LostRailroads.com started as the “3R Project” and has now (late 2010) been expanded and renamed to better reflect our investigations of historic railroads, especially logging railroads, in central Pennsylvania and other areas.
“3R” was the Rothrock Railroad Re-survey, an attempt to document historic logging railroads which once criss-crossed Pennsylvania. We are using a hand-held GPS receiver to track fairly accurate locations of visible roadbeds and overlaying the tracks on topographical maps. We have started our project in the Rothrock State Forest region of central Pennsylvania, near Penn State University. Eventually we hope to expand our survey to include other areas of Pennsylvania, and perhaps join forces with other people interested in doing the same wherever they may explore.

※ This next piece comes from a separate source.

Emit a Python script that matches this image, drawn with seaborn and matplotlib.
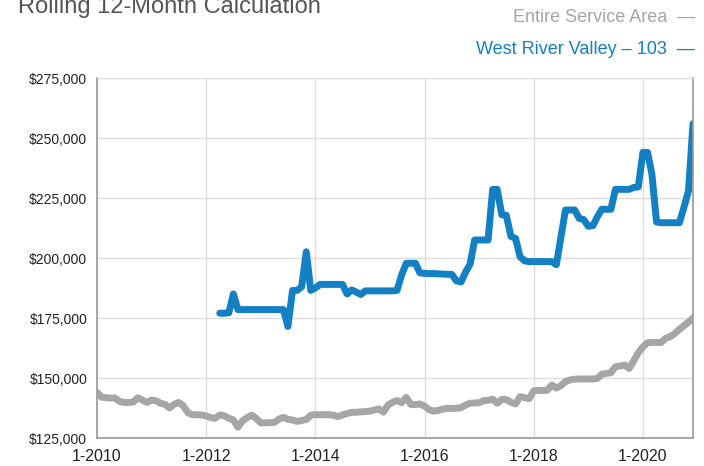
import matplotlib
matplotlib.use('Agg')

import numpy as np
import pandas as pd
import matplotlib.pyplot as plt
import matplotlib.dates as mdates
import seaborn as sns

# =========================
# DATA (monthly, 1-2010 .. 12-2020)
# =========================
months = pd.date_range("2010-01-01", periods=132, freq="MS")

service_area = [
    144000, 142000, 141800, 141600, 141700, 140200, 139800, 139800, 140000, 141800,
    140800, 139800, 140800, 140500, 139500, 139000, 137500, 139000, 139800, 138500,
    135500, 134700, 134700, 134600, 134200, 133500, 133200, 134600, 134300, 133200,
    132500, 129500, 132200, 133500, 134500, 133200, 131300, 131300, 131400, 131500,
    132800, 133600, 132800, 132500, 131900, 132300, 132700, 134500, 134700, 134700,
    134700, 134700, 134500, 133900, 134600, 135200, 135700, 135700, 135900, 136000,
    136200, 136700, 137100, 135800, 138700, 139900, 140600, 139700, 141900, 139000,
    138900, 139200, 138300, 136800, 136200, 136500, 137000, 137400, 137300, 137400,
    137600, 138700, 139500, 139600, 139700, 140600, 140700, 141200, 139500, 141100,
    141000, 139900, 139200, 142200, 141800, 141400, 144700, 144800, 144800, 144900,
    147100, 145800, 146800, 148500, 149200, 149500, 149600, 149600, 149600, 149600,
    149800, 151600, 151900, 152200, 154700, 155000, 155400, 154000, 157200, 160500,
    163000, 164700, 164800, 164800, 164800, 166500, 167200, 168500, 170300, 171800,
    173300, 175000,
]

# West River Valley starts 4-2012 (month index 27)
wrv_start = 27
west_river = [
    177000, 177000, 177200, 185000, 178500, 178500, 178500, 178500, 178500, 178500,
    178500, 178500, 178500, 178500, 178500, 171500, 186500, 186500, 188000, 202600,
    186500, 187500, 189000, 189000, 189000, 189000, 189000, 189000, 185000, 186700,
    185800, 184800, 186300, 186300, 186300, 186300, 186300, 186300, 186300, 186500,
    193000, 197800, 197800, 197800, 193800, 193600, 193500, 193500, 193400, 193300,
    193200, 193200, 190500, 190000, 194000, 197500, 207500, 207500, 207500, 207500,
    228600, 228600, 218000, 217800, 209000, 208200, 200500, 198800, 198500, 198500,
    198500, 198500, 198500, 198500, 197200, 208500, 220000, 220000, 220000, 216500,
    216000, 213200, 213500, 217000, 220300, 220300, 220300, 228600, 228600, 228600,
    228600, 229400, 229600, 244000, 244000, 235000, 215000, 214700, 214700, 214700,
    214700, 214700, 221000, 228000, 256000,
]

x_tick_years = [2010, 2012, 2014, 2016, 2018, 2020]
y_ticks = [125000, 150000, 175000, 200000, 225000, 250000, 275000]

gray = "#a6a6a6"
blue = "#1380c3"

df = pd.concat([
    pd.DataFrame({"month": months, "value": service_area, "area": "Entire Service Area"}),
    pd.DataFrame({"month": months[wrv_start:wrv_start + len(west_river)],
                  "value": west_river, "area": "West River Valley – 103"}),
])

# =========================
# PLOT
# =========================
sns.set_style("white")

fig = plt.figure(figsize=(7.04, 4.66), dpi=100)
ax = fig.add_axes([97 / 704, 1 - 438 / 466, 596 / 704, 360 / 466])

sns.lineplot(
    data=df, x="month", y="value", hue="area",
    palette={"Entire Service Area": gray, "West River Valley – 103": blue},
    linewidth=5, legend=False, ax=ax,
    solid_capstyle="round", solid_joinstyle="round",
)

ax.set_xlim(months[0], months[-1])
ax.set_ylim(125000, 275000)

tick_dates = [pd.Timestamp(f"{y}-01-01") for y in x_tick_years]
ax.set_xticks(tick_dates)
ax.set_xticklabels([f"1-{y}" for y in x_tick_years], fontsize=11.5,
                   family=["Liberation Sans", "DejaVu Sans"], color="#222222")
ax.set_yticks(y_ticks)
ax.set_yticklabels([f"${v:,.0f}" for v in y_ticks], fontsize=10,
                   family=["Liberation Sans", "DejaVu Sans"], color="#222222")
ax.set_xlabel("")
ax.set_ylabel("")

ax.grid(True, color="#dddddd", linewidth=1)
ax.set_axisbelow(True)
for side in ["left", "bottom", "right"]:
    ax.spines[side].set_color("#999999")
    ax.spines[side].set_linewidth(1.2)
ax.spines["top"].set_color("#dddddd")
ax.tick_params(axis="both", length=4, width=1, color="#999999", direction="out")
ax.tick_params(axis="x", pad=4)
ax.tick_params(axis="y", pad=3)

# title (cut off at top like the reference)
narrow = ["Liberation Sans Narrow", "Liberation Sans", "DejaVu Sans"]
fig.text(18 / 704, 1 - 13 / 466, "Rolling 12-Month Calculation", fontsize=17,
         family=narrow, color="#555555", va="baseline", ha="left")

# legend text on the right
fig.text(695 / 704, 1 - 18 / 466, "Entire Service Area  —", fontsize=13,
         family=narrow, color=gray, va="center", ha="right")
fig.text(695 / 704, 1 - 50 / 466, "West River Valley – 103  —", fontsize=13,
         family=narrow, color=blue, va="center", ha="right")

plt.savefig("out.png", dpi=100)
print("Saved: out.png")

We have begun the project by concentrating on railroads of Kulp, Reichley, and Bebelheimer (or Beidleheimer, depending who you believe), in the central region of Rothrock State Forest. This network of lines emanated from a sawmill at Milroy and harvested timber from roughly 1895 to 1915. Due to geographic proximity, we are also including in our current search the operations of Whitmer-Steele’s Linden Hall Lumber Company, which operated from about 1895 to 1905 and had saw mills at Bear Meadows and Linden Hall, near State College. We have also looked at lines built out of Poe Mills by Adam Gotschall, which are in the Bald Eagle State Forest.
So what exactly is it we’re looking for? Well, these aren’t your typical abandoned railroad beds such as you might experience on a rails-to-trails corridor. These were very temporary affairs, intended only to last long enough to harvest the timber, after which the rails would be lifted and laid down elsewhere. Typical roadbeds left behind by the early woodsmen are characterized by hand-placed rocks, beginning with large ones at the base of the roadbed and working up to fist-sized rocks at the top. Perpendicular tie cribs at regular intervals are a sure sign you’ve located a railroad grade. These cribs are depressions in the rock roadbed where the cross ties were once nestled in but have long-since rotted away. Fills of several feet in height are not uncommon in rough terrain, especially when the loggers elected to switchback boldly up the side of a mountain, as was sometimes required.
In flat terrain, roadbeds may become very faint, especially when obscured by heavy vegetation. In other areas where stream beds offered the path of least resistance, the roadbeds may have been forever destroyed by floods. However, these areas can sometimes be quite interesting, as rotted remains of bridges may be found along with multiple alignments through the same area, indicating where the woodsmen rebuilt after their crude bridges were washed away. In still other cases, early state forest roads (often constructed by the CCC), have been built over the top of the old railroad grades. Anybody have ground-penetrating radar? [Vince has an obsession with “ground penetrating radar” – ed.] Observant explorers may find such artifacts as coal and clinkers left behind from the small steam locomotives stopping to take on water at stream crossings. The remains of a logging camp and the odd spike or scrap of iron rail also await the most persistent explorers.